文章は非常に明快で、社会人になったばかりのビジネスパーソンにも理解しやすいのが本書の特長です。本書のケーススタディで描かれている企業の取り組みがよくわかります。「過去に8000人ほど」の経営者と会い、さまざまなプレゼンを聞いてきたという著者が投資家としてこれら企業と関わっているだけに、経営者の本音をあますことなく引き出し、将来を見据えたビジネスモデルの巧みさを紹介しています。今はまだ、身の丈が小さなスタートアップであっても、いずれ劣らぬ高い志をもって社会を変えていこうという意気込みすら感じ取れます。
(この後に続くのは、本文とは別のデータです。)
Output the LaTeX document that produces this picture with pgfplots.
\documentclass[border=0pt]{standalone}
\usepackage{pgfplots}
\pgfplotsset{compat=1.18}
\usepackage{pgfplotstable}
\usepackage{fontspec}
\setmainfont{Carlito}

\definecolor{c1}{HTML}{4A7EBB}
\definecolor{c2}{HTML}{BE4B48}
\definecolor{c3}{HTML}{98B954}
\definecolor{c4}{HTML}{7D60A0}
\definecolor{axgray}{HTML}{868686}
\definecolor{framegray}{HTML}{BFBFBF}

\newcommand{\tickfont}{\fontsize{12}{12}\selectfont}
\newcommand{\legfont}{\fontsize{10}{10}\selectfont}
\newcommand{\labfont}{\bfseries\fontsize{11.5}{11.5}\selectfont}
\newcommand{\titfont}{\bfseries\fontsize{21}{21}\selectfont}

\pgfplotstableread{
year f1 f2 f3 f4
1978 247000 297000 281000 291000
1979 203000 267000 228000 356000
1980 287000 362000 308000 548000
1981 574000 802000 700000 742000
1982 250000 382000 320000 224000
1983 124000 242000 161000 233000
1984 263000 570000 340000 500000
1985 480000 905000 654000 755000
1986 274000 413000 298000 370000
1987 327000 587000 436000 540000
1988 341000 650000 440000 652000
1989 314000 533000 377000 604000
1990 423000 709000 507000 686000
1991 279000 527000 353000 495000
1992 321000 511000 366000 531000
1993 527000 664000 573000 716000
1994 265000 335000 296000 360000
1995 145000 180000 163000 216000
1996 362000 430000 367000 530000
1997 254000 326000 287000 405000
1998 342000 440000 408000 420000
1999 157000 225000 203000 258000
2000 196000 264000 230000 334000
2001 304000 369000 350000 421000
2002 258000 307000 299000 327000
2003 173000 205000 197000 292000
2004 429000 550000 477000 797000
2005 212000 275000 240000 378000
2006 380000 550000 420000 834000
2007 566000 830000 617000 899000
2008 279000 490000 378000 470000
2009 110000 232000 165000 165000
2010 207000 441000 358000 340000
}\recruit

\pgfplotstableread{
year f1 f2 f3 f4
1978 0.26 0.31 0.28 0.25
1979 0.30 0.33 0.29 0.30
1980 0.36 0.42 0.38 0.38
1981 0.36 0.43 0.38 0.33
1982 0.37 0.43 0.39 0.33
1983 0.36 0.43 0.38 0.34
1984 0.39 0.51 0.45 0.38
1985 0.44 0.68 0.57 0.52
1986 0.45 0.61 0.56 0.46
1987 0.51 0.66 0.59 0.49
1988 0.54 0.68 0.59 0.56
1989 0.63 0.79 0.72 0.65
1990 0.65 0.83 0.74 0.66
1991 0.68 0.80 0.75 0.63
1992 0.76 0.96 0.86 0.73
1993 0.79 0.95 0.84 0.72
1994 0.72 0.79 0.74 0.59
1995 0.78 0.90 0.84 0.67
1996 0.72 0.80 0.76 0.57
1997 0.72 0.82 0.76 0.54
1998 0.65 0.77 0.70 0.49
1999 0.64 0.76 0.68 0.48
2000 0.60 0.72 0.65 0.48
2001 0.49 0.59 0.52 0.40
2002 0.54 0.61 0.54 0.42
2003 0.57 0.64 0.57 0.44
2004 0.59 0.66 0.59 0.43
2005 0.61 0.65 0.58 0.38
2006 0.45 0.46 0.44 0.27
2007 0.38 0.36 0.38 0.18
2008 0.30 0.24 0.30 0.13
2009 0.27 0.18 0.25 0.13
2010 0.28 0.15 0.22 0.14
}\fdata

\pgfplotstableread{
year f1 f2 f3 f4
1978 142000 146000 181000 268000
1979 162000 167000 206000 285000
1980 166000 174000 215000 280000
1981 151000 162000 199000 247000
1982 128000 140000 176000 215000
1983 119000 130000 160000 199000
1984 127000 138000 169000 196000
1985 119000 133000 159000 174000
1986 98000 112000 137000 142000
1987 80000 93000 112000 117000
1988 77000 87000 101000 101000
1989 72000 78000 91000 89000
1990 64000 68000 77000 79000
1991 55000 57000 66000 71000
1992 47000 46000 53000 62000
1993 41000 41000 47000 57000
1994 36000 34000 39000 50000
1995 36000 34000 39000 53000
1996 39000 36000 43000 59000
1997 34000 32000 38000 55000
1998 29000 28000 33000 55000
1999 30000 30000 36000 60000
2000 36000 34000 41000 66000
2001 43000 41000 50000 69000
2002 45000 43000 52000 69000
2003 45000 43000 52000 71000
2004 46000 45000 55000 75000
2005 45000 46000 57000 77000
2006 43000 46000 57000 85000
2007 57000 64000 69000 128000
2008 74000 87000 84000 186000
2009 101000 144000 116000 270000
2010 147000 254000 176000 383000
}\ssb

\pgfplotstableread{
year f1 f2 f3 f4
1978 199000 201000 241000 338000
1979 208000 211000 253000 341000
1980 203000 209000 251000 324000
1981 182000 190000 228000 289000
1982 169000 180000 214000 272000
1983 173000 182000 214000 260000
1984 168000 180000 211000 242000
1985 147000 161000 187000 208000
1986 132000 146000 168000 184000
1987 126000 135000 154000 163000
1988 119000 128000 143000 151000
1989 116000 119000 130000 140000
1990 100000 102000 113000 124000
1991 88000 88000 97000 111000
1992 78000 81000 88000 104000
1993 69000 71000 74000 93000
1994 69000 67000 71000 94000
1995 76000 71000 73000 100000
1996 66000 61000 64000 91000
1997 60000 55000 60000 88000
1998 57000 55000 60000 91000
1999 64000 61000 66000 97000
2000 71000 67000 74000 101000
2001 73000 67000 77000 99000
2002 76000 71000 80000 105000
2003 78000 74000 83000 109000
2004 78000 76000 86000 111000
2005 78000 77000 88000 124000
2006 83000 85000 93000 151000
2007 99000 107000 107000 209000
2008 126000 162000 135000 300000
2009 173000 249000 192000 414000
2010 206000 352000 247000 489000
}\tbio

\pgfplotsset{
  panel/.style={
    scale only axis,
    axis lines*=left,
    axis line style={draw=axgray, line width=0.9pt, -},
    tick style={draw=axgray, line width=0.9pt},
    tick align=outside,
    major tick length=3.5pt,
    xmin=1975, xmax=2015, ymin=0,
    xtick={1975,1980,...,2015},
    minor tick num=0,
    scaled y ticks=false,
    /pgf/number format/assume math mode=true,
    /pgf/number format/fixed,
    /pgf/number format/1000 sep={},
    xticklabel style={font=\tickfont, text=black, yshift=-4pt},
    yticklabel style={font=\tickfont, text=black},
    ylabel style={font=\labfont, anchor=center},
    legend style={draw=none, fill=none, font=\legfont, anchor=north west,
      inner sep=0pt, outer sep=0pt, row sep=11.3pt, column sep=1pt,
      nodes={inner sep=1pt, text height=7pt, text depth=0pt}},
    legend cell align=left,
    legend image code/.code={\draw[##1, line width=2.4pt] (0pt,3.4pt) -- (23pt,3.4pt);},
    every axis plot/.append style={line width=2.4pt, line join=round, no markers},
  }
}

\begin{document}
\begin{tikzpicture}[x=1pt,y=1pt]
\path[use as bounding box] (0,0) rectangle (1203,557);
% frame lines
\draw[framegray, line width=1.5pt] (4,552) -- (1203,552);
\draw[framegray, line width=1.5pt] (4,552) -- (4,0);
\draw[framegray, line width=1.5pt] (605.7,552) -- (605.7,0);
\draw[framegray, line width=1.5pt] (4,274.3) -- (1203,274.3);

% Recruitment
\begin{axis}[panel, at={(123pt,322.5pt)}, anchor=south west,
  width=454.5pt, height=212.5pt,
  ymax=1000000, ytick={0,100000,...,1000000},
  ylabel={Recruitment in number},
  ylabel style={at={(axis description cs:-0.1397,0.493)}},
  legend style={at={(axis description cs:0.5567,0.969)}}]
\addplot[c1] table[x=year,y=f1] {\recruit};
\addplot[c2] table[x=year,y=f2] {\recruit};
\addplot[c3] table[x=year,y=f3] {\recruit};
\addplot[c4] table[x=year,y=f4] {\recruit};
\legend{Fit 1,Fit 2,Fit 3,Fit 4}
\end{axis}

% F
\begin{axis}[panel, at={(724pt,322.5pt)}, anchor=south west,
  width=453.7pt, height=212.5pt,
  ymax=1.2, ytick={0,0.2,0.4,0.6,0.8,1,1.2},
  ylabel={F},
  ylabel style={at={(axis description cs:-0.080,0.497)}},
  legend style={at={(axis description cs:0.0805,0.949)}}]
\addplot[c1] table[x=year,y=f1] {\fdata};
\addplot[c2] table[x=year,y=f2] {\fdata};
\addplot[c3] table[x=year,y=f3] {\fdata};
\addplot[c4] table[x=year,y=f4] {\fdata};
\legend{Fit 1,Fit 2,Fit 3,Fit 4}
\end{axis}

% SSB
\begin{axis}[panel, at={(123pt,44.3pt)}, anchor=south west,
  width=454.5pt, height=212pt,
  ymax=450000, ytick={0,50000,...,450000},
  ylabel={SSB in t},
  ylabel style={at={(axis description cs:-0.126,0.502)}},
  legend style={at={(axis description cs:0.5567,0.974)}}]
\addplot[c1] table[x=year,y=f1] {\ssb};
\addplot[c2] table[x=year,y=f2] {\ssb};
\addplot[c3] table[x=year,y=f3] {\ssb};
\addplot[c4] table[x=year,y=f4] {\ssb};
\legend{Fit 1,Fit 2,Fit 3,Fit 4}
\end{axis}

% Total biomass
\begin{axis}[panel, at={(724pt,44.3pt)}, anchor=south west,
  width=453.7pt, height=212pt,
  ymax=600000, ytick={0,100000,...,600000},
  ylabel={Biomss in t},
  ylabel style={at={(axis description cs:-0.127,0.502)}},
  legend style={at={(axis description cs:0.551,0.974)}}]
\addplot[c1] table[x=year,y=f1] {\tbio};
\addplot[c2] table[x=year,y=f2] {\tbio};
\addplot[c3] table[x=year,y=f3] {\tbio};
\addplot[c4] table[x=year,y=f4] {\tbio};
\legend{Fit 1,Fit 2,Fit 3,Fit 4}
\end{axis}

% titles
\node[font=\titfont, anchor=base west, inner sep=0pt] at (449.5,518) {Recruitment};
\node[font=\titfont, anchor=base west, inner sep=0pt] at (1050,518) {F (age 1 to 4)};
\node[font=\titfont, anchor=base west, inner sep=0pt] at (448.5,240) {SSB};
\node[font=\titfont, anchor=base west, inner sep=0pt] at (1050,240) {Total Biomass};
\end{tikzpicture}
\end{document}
社会を変革する可能性を秘めた企業がゴロゴロいる、それを著者はニッポンにはチャンスがあふれたという意味で、「おいしい」と表現しているのです。

いまだに"昭和のオジさん"が経営する旧態依然とした日本企業を見ていると「日本は本当にダメな国だ」と思わざるを得ませんが、きわめてアナログな国で課題が山積しているからこそ、おいしいチャンスがゴロゴロ転がっているのです。
チャンスを活かして「おいしいニッポン」を味わうのか、それともみすみすチャンスを逃すのか、選ぶのは皆さん自身――本書のタイトルには、そんなメッセージを込めたつもりです。